Understanding Fluency Training

Fluency is the automatic process of producing speech. We can ask, "Where do the words come from?", and "How can we train this part of us to be more fluent?" Our goal is to have smooth correct speech in a new language. What should we be doing and what should we be thinking about? This article will provide an understanding of fluency, and a set of ideas about how to structure fluency training.

Traditional methods of language training often ignore verbal fluency. But what is fluency? You are fluent in your native language. You can speak without planning which words to use to compose the sentence you want to produce. You have an idea in your mind. Something inside you produces the sentence. Often you do not know exactly what you will say until you hear yourself say it.

When one wishes to develop verbal fluency in a language, it is necessary to physically train the nerves and muscles of the human vocal apparatus. We can think of the training process as being identical to the methods used to train people in the martial arts.
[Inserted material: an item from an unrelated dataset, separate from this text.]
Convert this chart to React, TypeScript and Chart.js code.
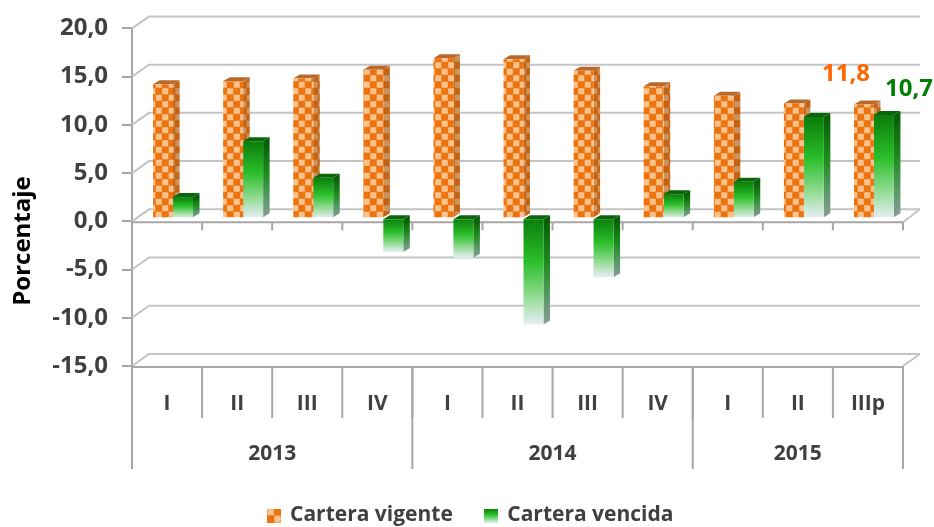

Students assemble in a gymnasium and follow the teacher in a series of movements. The teacher critiques their efforts, helping them to achieve perfect form. They practice each movement many times; perhaps thousands of times. Each time they practice, the teacher coaches them in the small changes they need to make to achieve perfection. Then when the skill is required, it functions automatically, without consious thought.

In the case of a fighting skill, tae kwondo or wu shu, the trained behavior is triggered by an external event; perhaps the challenge of danger. The defensive motions are produced as surely and reliably as the pulling of the trigger of a pistol fires a bullet from its muzzle. Wu shu is a physical skill, not a mental skill. Speech fluency is a physical skill, not a mental skill. You would not expect to be able to lean to play basketball well only from a book. Practice, much practice, is necessary. In the same way, grammatical speech is a part of fluency. Learning grammar from a book can give teacher and student a common way to talk about speech, but it is only speaking practice that brings the student to fluent and grammatical speech. The student will not learn to speak by reading. The student will not learn to speak by writing. The student will not learn to speak by listening. The student learns to speak only by speaking!
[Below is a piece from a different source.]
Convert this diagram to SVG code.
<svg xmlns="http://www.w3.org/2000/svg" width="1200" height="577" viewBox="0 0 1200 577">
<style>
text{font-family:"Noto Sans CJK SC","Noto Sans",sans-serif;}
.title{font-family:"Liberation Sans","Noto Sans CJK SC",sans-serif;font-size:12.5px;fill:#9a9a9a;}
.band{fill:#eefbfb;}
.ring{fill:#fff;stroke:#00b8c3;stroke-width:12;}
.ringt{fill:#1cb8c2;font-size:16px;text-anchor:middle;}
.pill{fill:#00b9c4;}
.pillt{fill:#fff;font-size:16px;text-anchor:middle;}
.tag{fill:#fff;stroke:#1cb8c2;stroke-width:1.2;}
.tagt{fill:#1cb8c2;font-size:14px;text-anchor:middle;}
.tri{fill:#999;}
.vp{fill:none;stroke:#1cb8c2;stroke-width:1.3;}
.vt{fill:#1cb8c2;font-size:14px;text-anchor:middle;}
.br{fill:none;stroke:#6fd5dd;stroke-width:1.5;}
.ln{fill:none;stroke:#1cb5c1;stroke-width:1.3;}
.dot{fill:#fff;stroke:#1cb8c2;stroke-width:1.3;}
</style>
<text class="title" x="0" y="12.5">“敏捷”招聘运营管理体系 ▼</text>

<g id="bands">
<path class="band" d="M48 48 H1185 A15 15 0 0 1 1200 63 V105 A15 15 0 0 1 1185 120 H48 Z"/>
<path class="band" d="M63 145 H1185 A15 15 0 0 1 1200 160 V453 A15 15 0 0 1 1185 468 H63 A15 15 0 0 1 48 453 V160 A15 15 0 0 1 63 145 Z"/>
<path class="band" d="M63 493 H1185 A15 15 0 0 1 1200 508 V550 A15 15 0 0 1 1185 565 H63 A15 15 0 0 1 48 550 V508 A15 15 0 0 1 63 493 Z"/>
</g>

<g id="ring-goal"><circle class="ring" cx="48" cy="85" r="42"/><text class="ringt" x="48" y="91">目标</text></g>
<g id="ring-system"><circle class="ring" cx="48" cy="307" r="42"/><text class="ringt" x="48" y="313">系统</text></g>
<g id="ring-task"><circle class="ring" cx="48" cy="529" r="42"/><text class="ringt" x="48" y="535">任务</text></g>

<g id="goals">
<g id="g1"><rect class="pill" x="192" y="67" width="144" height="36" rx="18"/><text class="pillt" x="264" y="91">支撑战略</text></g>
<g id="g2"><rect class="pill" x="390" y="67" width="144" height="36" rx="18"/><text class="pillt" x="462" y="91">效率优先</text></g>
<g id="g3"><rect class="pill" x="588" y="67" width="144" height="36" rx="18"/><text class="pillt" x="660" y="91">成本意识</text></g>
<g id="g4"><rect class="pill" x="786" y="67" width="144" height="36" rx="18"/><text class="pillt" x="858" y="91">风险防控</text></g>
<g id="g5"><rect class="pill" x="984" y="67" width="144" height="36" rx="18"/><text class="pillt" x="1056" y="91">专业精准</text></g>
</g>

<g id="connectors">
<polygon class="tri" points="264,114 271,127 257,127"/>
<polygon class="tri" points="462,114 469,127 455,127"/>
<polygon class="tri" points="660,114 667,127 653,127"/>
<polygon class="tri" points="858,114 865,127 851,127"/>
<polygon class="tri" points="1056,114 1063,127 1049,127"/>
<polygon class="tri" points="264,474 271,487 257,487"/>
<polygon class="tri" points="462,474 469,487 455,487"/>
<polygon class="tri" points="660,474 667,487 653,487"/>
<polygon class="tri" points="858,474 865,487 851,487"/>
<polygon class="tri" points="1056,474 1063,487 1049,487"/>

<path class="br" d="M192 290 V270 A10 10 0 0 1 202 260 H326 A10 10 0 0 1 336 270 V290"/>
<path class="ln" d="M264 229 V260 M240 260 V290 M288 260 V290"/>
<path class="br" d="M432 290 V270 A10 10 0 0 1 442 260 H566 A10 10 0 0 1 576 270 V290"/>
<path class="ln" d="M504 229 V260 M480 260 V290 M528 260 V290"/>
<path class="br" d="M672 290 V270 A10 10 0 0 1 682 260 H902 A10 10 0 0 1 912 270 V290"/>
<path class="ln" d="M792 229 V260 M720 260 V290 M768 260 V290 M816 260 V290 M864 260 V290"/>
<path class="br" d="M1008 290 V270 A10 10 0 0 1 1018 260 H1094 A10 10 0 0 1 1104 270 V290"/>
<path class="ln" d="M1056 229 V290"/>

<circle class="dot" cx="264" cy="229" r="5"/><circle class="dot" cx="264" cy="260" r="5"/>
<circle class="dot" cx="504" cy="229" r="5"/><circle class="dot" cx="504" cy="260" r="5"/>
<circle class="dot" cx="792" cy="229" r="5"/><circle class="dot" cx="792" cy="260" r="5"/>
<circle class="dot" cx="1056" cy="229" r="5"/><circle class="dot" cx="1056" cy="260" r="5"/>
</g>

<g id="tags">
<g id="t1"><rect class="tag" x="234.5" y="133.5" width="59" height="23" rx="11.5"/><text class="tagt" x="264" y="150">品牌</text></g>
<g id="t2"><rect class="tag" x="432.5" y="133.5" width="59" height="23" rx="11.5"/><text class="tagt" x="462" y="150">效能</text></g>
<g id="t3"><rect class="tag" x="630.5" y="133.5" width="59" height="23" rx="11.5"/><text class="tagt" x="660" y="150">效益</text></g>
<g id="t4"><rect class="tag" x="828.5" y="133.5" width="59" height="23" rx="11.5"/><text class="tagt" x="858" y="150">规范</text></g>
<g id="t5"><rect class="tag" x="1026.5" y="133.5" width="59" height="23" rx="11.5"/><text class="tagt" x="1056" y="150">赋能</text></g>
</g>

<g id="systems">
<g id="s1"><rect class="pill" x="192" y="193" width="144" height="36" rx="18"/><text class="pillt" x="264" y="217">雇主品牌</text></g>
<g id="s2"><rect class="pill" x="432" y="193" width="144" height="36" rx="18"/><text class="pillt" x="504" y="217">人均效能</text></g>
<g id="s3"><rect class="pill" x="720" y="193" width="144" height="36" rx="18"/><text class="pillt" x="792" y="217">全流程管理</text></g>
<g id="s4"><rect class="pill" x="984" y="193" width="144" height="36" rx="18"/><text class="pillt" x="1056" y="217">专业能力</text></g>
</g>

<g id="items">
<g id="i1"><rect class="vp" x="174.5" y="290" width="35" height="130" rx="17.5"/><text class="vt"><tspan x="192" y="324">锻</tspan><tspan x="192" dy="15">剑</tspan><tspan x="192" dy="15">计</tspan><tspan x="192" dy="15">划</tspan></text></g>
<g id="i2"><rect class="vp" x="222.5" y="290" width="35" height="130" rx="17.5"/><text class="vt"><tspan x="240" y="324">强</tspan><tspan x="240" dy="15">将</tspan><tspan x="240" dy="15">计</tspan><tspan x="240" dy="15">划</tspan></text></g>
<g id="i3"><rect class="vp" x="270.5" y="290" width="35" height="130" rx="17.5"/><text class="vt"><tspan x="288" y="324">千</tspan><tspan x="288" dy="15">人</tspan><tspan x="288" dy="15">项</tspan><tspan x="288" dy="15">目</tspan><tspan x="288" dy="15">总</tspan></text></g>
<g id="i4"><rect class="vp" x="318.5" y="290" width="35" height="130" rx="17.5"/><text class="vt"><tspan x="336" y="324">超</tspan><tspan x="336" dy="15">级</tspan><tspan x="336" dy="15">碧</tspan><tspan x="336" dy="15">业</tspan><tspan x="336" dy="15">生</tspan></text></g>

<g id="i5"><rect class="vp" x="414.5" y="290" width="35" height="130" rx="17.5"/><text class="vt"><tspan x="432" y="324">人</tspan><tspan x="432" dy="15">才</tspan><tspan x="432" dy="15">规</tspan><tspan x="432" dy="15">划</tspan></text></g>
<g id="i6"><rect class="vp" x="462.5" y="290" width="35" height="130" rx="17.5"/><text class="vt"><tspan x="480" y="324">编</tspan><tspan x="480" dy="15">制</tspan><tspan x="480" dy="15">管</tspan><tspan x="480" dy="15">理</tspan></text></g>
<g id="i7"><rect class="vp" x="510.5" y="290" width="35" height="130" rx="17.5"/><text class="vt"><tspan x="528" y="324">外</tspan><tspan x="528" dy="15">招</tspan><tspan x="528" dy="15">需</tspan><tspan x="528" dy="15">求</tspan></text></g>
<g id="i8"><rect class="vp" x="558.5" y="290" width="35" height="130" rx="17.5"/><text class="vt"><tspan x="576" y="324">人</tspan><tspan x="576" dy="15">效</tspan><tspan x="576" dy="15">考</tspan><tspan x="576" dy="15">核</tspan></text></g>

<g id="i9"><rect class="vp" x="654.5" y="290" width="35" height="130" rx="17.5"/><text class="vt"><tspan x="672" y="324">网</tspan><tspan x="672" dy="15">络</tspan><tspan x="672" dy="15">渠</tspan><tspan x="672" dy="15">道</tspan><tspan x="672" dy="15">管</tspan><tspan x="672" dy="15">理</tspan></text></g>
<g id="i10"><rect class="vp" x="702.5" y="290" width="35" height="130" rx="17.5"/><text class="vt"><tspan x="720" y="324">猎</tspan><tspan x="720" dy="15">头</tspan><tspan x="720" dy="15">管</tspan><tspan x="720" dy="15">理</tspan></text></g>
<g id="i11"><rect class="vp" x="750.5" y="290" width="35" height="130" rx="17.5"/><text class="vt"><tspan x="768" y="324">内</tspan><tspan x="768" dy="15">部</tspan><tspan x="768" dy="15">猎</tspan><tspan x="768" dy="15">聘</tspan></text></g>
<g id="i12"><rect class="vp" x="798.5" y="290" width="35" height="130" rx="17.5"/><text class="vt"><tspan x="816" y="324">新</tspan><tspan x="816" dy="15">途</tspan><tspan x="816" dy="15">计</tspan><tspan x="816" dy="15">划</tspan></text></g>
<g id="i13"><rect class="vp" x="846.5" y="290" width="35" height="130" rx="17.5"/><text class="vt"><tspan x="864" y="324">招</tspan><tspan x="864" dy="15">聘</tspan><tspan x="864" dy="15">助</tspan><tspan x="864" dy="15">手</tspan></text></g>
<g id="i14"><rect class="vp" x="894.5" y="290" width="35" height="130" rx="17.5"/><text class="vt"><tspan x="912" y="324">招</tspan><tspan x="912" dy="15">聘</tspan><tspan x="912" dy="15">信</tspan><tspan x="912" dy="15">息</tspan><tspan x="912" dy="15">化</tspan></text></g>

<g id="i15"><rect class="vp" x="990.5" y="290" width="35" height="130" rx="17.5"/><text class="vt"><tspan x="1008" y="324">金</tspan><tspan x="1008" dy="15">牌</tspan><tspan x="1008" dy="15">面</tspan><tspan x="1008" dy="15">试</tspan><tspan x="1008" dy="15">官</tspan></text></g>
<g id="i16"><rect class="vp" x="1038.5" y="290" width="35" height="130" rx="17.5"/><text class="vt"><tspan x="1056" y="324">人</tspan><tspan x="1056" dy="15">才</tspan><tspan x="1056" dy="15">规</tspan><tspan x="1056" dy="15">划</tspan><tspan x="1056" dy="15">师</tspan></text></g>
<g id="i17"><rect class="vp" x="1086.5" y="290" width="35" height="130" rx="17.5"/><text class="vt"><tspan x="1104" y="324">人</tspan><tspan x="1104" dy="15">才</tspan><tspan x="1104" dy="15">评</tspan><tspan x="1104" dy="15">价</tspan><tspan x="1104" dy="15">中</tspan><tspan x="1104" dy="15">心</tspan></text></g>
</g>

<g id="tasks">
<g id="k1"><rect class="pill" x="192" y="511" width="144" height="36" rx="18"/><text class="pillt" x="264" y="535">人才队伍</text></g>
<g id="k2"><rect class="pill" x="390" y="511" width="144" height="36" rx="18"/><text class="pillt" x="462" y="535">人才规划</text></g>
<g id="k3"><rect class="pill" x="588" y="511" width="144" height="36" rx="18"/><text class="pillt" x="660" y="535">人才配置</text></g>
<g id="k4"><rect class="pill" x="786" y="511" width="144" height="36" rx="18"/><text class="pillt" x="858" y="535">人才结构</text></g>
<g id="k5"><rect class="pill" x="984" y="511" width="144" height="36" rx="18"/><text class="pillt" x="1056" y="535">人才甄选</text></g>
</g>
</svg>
Speech is only slightly different from wu shu. Speech behavior is triggered by an intention in the speaker's brain. Many people, if they think about it, have had the experience that they do not plan what they will say in any detail when speaking in their native language. They do not use book-learned grammar to assemble sentences. Often they do not know what they are saying until they hear themselves saying it. It is a little bit like listening to someone else speak. The speaker is aware of his intention related to the spoken sentence. It may be a feeling, a remembered sound, or a mental picture. But he is strongly aware that he did not plan the sentence!
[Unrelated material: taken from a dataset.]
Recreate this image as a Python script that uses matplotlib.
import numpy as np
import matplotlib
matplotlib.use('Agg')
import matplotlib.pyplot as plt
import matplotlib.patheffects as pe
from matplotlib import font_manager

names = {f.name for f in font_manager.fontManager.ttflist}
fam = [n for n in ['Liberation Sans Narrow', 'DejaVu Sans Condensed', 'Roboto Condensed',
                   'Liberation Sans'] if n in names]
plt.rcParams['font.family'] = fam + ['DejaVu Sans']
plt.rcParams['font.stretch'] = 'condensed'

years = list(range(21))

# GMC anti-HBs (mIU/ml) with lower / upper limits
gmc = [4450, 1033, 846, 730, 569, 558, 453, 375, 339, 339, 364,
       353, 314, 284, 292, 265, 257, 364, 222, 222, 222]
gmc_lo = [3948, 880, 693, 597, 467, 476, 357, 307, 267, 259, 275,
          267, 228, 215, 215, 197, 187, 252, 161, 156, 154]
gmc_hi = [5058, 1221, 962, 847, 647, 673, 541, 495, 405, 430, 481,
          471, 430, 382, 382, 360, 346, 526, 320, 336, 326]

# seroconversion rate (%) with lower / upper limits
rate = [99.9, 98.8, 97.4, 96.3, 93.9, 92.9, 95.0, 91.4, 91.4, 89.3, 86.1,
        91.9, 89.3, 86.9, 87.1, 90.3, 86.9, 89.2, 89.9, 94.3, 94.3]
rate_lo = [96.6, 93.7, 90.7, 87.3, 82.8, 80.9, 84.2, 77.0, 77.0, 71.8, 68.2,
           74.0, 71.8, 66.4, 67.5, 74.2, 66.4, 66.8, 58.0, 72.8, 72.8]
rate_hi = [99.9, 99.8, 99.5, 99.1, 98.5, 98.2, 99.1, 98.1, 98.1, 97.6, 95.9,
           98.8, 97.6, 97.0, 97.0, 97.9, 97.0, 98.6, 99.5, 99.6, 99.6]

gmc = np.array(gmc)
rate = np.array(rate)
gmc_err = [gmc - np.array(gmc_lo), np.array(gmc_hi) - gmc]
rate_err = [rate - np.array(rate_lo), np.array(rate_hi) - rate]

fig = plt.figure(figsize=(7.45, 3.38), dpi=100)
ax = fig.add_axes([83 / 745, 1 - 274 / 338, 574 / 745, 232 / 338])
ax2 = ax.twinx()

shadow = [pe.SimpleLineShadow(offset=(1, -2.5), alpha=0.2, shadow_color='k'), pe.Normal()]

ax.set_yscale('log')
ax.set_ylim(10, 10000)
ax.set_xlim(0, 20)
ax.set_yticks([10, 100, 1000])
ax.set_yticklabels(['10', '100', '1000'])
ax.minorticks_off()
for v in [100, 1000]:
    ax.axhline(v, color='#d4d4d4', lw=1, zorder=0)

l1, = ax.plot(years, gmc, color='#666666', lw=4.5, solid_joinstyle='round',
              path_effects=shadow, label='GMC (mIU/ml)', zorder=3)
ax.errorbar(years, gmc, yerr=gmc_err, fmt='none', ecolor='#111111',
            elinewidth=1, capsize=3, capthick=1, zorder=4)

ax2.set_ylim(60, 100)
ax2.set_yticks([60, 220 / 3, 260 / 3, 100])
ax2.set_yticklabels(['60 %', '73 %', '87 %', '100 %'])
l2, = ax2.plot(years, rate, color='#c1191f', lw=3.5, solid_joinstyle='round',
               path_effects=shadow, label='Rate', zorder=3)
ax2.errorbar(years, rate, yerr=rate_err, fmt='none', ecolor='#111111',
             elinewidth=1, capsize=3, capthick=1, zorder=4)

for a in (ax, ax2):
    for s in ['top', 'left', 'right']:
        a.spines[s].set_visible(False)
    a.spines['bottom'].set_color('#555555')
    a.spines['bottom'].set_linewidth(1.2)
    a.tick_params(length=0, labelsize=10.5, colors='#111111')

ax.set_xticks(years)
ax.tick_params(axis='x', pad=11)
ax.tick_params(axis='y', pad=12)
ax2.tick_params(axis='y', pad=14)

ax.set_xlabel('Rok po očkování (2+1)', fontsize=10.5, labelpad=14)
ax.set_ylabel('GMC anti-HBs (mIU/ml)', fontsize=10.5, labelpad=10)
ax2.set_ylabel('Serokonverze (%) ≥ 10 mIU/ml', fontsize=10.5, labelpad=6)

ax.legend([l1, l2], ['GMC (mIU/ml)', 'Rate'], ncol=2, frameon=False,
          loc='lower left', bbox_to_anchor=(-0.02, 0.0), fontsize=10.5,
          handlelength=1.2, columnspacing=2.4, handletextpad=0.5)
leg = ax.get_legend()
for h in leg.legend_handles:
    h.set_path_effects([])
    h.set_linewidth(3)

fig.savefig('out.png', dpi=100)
Human speech can be modeled by a finite state machine in which each state is a word or a phrase. The model predicts the likelihood of the next state when chosen from all possible states. An example is the phrase fragment, "How are . . . (fill in the blank)?" You can easily supply the next word, "you". But the phrase fragment could also be completed with, "sausages made", or "we going to get home". Your brain chose the most likely completion for the phrase. Mathematicians call this sort of model a 'conditional probability distribution". Computers are good at processing such a model, but our brains are better at it.

It is strange and wonderful to realize that there is a part of our brain that is creating intelligent noises without our full and detailed participation. We are speaking on automatic pilot. We can do so because we have a deeply embedded pattern for each kind of sentence we might utter. It is almost as if we have said everything before and we must simply access a recording of what we wish to say.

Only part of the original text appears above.